Direction:
Return each line of the material verbatim.

== == ==

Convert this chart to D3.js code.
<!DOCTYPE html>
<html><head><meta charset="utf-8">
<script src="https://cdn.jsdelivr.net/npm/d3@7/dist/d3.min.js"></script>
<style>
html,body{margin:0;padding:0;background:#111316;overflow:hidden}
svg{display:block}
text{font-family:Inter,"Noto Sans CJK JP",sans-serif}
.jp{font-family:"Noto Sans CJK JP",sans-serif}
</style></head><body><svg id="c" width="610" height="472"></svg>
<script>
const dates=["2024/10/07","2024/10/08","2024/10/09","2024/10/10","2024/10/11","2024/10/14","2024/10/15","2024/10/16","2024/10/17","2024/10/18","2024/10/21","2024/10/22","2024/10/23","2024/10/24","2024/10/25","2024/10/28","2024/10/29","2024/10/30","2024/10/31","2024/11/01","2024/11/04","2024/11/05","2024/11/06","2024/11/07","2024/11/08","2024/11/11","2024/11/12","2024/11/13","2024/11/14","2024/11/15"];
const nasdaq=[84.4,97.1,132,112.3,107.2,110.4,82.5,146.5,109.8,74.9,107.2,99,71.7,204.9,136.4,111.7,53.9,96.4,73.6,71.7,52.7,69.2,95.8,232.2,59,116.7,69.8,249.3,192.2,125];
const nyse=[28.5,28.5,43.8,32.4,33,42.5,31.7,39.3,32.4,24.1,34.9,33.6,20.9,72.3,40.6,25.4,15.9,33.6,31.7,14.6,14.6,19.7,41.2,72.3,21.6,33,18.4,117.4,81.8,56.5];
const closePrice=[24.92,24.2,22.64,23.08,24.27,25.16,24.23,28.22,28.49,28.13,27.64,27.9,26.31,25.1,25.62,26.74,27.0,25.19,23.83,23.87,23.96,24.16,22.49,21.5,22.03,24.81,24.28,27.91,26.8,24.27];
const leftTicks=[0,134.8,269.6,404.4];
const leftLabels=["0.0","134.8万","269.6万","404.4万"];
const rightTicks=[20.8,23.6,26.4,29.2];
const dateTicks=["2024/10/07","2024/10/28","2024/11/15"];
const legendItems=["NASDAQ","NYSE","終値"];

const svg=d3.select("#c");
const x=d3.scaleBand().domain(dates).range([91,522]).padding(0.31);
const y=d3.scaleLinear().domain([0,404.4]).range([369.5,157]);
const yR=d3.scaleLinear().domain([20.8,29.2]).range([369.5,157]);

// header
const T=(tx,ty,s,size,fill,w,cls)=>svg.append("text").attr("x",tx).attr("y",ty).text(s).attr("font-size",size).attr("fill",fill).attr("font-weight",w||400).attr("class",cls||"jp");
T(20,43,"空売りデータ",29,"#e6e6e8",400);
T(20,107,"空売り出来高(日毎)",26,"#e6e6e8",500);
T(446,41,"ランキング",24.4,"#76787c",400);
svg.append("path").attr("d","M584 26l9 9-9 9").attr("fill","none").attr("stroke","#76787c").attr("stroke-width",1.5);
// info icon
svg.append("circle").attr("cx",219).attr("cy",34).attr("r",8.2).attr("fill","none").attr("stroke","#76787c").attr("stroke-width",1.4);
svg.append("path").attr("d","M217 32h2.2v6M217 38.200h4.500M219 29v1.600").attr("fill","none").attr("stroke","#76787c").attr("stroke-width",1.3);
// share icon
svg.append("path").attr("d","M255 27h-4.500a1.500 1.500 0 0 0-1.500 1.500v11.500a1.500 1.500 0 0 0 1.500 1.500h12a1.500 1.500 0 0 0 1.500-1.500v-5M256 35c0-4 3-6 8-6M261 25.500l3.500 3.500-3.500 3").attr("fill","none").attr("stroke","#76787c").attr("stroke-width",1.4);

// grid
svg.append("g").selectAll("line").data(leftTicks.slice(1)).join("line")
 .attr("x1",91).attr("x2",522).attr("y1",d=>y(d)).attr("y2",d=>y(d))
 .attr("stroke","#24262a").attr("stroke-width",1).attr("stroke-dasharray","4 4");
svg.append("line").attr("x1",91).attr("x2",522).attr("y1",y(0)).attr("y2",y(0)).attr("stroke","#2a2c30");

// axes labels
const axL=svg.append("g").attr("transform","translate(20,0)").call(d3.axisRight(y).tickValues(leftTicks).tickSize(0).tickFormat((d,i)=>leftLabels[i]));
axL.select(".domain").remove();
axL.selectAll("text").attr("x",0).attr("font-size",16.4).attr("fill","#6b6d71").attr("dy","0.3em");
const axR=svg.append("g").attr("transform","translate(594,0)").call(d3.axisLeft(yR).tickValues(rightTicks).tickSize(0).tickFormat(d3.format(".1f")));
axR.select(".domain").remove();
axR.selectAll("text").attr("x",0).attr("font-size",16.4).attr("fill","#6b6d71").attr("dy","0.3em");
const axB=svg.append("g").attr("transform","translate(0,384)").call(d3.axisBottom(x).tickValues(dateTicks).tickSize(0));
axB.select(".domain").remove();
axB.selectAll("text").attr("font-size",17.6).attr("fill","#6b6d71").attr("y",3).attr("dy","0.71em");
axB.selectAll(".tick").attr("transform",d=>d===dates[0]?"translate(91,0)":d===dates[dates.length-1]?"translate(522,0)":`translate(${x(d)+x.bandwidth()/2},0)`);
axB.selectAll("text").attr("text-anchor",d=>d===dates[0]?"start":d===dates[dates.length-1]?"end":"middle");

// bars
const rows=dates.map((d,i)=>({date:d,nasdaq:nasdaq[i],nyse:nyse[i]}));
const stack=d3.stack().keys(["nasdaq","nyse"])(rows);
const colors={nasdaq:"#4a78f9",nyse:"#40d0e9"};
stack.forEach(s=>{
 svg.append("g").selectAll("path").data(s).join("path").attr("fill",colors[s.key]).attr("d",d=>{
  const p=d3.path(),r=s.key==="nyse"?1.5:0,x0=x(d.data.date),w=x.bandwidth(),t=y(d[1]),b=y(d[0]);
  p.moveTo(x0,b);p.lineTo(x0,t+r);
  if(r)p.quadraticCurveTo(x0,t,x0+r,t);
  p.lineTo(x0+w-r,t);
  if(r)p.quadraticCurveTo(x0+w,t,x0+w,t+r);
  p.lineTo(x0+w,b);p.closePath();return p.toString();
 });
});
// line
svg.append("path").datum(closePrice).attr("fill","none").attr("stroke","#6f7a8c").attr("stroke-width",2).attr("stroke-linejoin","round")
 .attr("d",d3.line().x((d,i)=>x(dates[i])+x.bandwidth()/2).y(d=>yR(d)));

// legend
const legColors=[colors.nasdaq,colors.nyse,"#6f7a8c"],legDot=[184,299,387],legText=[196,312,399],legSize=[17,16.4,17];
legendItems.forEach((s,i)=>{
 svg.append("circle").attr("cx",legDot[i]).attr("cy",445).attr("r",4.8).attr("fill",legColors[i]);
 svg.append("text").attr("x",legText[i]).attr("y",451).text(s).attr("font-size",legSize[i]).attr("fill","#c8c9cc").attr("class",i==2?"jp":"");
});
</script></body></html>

== == ==

Answer to this problem:
Convert this chart to D3.js code.
<!DOCTYPE html>
<html><head><meta charset="utf-8">
<script src="https://cdn.jsdelivr.net/npm/d3@7/dist/d3.min.js"></script>
<style>
html,body{margin:0;padding:0;background:#111316;overflow:hidden}
svg{display:block}
text{font-family:Inter,"Noto Sans CJK JP",sans-serif}
.jp{font-family:"Noto Sans CJK JP",sans-serif}
</style></head><body><svg id="c" width="610" height="472"></svg>
<script>
const dates=["2024/10/07","2024/10/08","2024/10/09","2024/10/10","2024/10/11","2024/10/14","2024/10/15","2024/10/16","2024/10/17","2024/10/18","2024/10/21","2024/10/22","2024/10/23","2024/10/24","2024/10/25","2024/10/28","2024/10/29","2024/10/30","2024/10/31","2024/11/01","2024/11/04","2024/11/05","2024/11/06","2024/11/07","2024/11/08","2024/11/11","2024/11/12","2024/11/13","2024/11/14","2024/11/15"];
const nasdaq=[84.4,97.1,132,112.3,107.2,110.4,82.5,146.5,109.8,74.9,107.2,99,71.7,204.9,136.4,111.7,53.9,96.4,73.6,71.7,52.7,69.2,95.8,232.2,59,116.7,69.8,249.3,192.2,125];
const nyse=[28.5,28.5,43.8,32.4,33,42.5,31.7,39.3,32.4,24.1,34.9,33.6,20.9,72.3,40.6,25.4,15.9,33.6,31.7,14.6,14.6,19.7,41.2,72.3,21.6,33,18.4,117.4,81.8,56.5];
const closePrice=[24.92,24.2,22.64,23.08,24.27,25.16,24.23,28.22,28.49,28.13,27.64,27.9,26.31,25.1,25.62,26.74,27.0,25.19,23.83,23.87,23.96,24.16,22.49,21.5,22.03,24.81,24.28,27.91,26.8,24.27];
const leftTicks=[0,134.8,269.6,404.4];
const leftLabels=["0.0","134.8万","269.6万","404.4万"];
const rightTicks=[20.8,23.6,26.4,29.2];
const dateTicks=["2024/10/07","2024/10/28","2024/11/15"];
const legendItems=["NASDAQ","NYSE","終値"];

const svg=d3.select("#c");
const x=d3.scaleBand().domain(dates).range([91,522]).padding(0.31);
const y=d3.scaleLinear().domain([0,404.4]).range([369.5,157]);
const yR=d3.scaleLinear().domain([20.8,29.2]).range([369.5,157]);

// header
const T=(tx,ty,s,size,fill,w,cls)=>svg.append("text").attr("x",tx).attr("y",ty).text(s).attr("font-size",size).attr("fill",fill).attr("font-weight",w||400).attr("class",cls||"jp");
T(20,43,"空売りデータ",29,"#e6e6e8",400);
T(20,107,"空売り出来高(日毎)",26,"#e6e6e8",500);
T(446,41,"ランキング",24.4,"#76787c",400);
svg.append("path").attr("d","M584 26l9 9-9 9").attr("fill","none").attr("stroke","#76787c").attr("stroke-width",1.5);
// info icon
svg.append("circle").attr("cx",219).attr("cy",34).attr("r",8.2).attr("fill","none").attr("stroke","#76787c").attr("stroke-width",1.4);
svg.append("path").attr("d","M217 32h2.2v6M217 38.200h4.500M219 29v1.600").attr("fill","none").attr("stroke","#76787c").attr("stroke-width",1.3);
// share icon
svg.append("path").attr("d","M255 27h-4.500a1.500 1.500 0 0 0-1.500 1.500v11.500a1.500 1.500 0 0 0 1.500 1.500h12a1.500 1.500 0 0 0 1.500-1.500v-5M256 35c0-4 3-6 8-6M261 25.500l3.500 3.500-3.500 3").attr("fill","none").attr("stroke","#76787c").attr("stroke-width",1.4);

// grid
svg.append("g").selectAll("line").data(leftTicks.slice(1)).join("line")
 .attr("x1",91).attr("x2",522).attr("y1",d=>y(d)).attr("y2",d=>y(d))
 .attr("stroke","#24262a").attr("stroke-width",1).attr("stroke-dasharray","4 4");
svg.append("line").attr("x1",91).attr("x2",522).attr("y1",y(0)).attr("y2",y(0)).attr("stroke","#2a2c30");

// axes labels
const axL=svg.append("g").attr("transform","translate(20,0)").call(d3.axisRight(y).tickValues(leftTicks).tickSize(0).tickFormat((d,i)=>leftLabels[i]));
axL.select(".domain").remove();
axL.selectAll("text").attr("x",0).attr("font-size",16.4).attr("fill","#6b6d71").attr("dy","0.3em");
const axR=svg.append("g").attr("transform","translate(594,0)").call(d3.axisLeft(yR).tickValues(rightTicks).tickSize(0).tickFormat(d3.format(".1f")));
axR.select(".domain").remove();
axR.selectAll("text").attr("x",0).attr("font-size",16.4).attr("fill","#6b6d71").attr("dy","0.3em");
const axB=svg.append("g").attr("transform","translate(0,384)").call(d3.axisBottom(x).tickValues(dateTicks).tickSize(0));
axB.select(".domain").remove();
axB.selectAll("text").attr("font-size",17.6).attr("fill","#6b6d71").attr("y",3).attr("dy","0.71em");
axB.selectAll(".tick").attr("transform",d=>d===dates[0]?"translate(91,0)":d===dates[dates.length-1]?"translate(522,0)":`translate(${x(d)+x.bandwidth()/2},0)`);
axB.selectAll("text").attr("text-anchor",d=>d===dates[0]?"start":d===dates[dates.length-1]?"end":"middle");

// bars
const rows=dates.map((d,i)=>({date:d,nasdaq:nasdaq[i],nyse:nyse[i]}));
const stack=d3.stack().keys(["nasdaq","nyse"])(rows);
const colors={nasdaq:"#4a78f9",nyse:"#40d0e9"};
stack.forEach(s=>{
 svg.append("g").selectAll("path").data(s).join("path").attr("fill",colors[s.key]).attr("d",d=>{
  const p=d3.path(),r=s.key==="nyse"?1.5:0,x0=x(d.data.date),w=x.bandwidth(),t=y(d[1]),b=y(d[0]);
  p.moveTo(x0,b);p.lineTo(x0,t+r);
  if(r)p.quadraticCurveTo(x0,t,x0+r,t);
  p.lineTo(x0+w-r,t);
  if(r)p.quadraticCurveTo(x0+w,t,x0+w,t+r);
  p.lineTo(x0+w,b);p.closePath();return p.toString();
 });
});
// line
svg.append("path").datum(closePrice).attr("fill","none").attr("stroke","#6f7a8c").attr("stroke-width",2).attr("stroke-linejoin","round")
 .attr("d",d3.line().x((d,i)=>x(dates[i])+x.bandwidth()/2).y(d=>yR(d)));

// legend
const legColors=[colors.nasdaq,colors.nyse,"#6f7a8c"],legDot=[184,299,387],legText=[196,312,399],legSize=[17,16.4,17];
legendItems.forEach((s,i)=>{
 svg.append("circle").attr("cx",legDot[i]).attr("cy",445).attr("r",4.8).attr("fill",legColors[i]);
 svg.append("text").attr("x",legText[i]).attr("y",451).text(s).attr("font-size",legSize[i]).attr("fill","#c8c9cc").attr("class",i==2?"jp":"");
});
</script></body></html>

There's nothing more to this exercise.